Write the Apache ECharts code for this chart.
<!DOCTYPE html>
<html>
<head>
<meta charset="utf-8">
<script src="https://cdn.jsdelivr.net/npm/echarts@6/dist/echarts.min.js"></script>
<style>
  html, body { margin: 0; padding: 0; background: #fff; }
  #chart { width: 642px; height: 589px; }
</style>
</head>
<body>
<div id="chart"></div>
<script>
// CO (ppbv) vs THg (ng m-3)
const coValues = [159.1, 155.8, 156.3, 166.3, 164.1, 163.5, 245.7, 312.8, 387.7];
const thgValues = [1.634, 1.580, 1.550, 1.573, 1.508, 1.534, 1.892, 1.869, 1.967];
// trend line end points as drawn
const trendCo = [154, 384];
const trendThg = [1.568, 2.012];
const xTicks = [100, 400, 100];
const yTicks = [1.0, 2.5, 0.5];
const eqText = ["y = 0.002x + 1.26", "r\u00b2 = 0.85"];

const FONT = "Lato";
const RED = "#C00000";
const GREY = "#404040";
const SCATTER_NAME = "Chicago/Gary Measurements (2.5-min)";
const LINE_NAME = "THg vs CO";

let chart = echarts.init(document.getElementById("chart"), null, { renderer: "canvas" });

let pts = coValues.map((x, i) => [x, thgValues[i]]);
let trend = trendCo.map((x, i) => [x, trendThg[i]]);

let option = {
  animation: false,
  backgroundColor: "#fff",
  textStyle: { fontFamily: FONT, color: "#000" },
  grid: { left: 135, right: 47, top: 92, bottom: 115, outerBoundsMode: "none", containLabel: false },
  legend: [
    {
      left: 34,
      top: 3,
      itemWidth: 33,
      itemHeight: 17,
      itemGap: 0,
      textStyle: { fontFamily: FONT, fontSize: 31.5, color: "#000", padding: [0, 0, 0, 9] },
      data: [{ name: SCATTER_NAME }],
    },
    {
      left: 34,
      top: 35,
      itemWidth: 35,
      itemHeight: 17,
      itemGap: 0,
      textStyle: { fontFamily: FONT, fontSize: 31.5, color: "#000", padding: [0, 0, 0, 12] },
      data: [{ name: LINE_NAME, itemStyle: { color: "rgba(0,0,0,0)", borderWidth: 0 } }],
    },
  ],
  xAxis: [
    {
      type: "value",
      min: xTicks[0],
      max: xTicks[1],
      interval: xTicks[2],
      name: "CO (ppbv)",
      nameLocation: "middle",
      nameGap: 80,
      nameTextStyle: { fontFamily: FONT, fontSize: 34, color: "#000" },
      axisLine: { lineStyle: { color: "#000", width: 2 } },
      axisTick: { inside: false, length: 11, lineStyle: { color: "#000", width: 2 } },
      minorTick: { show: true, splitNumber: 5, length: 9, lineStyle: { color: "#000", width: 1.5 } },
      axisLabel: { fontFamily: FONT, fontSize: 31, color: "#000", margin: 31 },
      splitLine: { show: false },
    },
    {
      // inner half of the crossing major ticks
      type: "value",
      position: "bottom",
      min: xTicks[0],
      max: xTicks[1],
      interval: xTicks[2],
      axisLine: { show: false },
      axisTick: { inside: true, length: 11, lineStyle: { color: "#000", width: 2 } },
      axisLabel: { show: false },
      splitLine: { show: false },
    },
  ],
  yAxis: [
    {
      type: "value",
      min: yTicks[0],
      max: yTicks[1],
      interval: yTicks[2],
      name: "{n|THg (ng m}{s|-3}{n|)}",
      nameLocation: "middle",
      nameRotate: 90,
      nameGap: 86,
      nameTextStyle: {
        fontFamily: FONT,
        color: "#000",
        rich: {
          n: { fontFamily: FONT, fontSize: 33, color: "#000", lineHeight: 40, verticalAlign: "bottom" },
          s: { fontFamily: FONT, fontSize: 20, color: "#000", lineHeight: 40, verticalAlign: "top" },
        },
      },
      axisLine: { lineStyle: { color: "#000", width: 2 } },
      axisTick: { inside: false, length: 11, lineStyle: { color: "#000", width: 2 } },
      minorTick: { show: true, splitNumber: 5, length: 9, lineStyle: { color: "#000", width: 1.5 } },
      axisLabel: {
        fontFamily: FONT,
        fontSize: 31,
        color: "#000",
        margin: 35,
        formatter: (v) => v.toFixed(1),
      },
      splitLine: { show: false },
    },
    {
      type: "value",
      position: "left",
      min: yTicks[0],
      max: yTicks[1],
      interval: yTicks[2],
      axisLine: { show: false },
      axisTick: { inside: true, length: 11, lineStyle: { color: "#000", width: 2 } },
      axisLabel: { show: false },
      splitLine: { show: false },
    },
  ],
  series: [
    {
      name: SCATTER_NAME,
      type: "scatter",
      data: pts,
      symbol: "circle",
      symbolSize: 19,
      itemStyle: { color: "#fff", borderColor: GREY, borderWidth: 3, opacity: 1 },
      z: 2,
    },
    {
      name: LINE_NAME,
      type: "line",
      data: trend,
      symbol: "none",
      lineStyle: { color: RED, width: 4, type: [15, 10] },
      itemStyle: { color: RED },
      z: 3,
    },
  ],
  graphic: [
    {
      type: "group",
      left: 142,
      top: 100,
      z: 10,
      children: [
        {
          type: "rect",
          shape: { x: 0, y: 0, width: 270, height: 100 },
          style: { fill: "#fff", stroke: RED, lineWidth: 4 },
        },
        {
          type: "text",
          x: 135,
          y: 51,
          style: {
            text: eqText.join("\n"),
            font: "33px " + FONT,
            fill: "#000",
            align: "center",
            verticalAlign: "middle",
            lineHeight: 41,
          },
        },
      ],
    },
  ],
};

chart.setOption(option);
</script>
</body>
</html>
──────
- Brief -
Print, unaltered, every line from the beginning of the material down to the line with "let trend = trendCo.map((x, i)".

- Solved exercise -
Write the Apache ECharts code for this chart.
<!DOCTYPE html>
<html>
<head>
<meta charset="utf-8">
<script src="https://cdn.jsdelivr.net/npm/echarts@6/dist/echarts.min.js"></script>
<style>
  html, body { margin: 0; padding: 0; background: #fff; }
  #chart { width: 642px; height: 589px; }
</style>
</head>
<body>
<div id="chart"></div>
<script>
// CO (ppbv) vs THg (ng m-3)
const coValues = [159.1, 155.8, 156.3, 166.3, 164.1, 163.5, 245.7, 312.8, 387.7];
const thgValues = [1.634, 1.580, 1.550, 1.573, 1.508, 1.534, 1.892, 1.869, 1.967];
// trend line end points as drawn
const trendCo = [154, 384];
const trendThg = [1.568, 2.012];
const xTicks = [100, 400, 100];
const yTicks = [1.0, 2.5, 0.5];
const eqText = ["y = 0.002x + 1.26", "r\u00b2 = 0.85"];

const FONT = "Lato";
const RED = "#C00000";
const GREY = "#404040";
const SCATTER_NAME = "Chicago/Gary Measurements (2.5-min)";
const LINE_NAME = "THg vs CO";

let chart = echarts.init(document.getElementById("chart"), null, { renderer: "canvas" });

let pts = coValues.map((x, i) => [x, thgValues[i]]);
let trend = trendCo.map((x, i) => [x, trendThg[i]]);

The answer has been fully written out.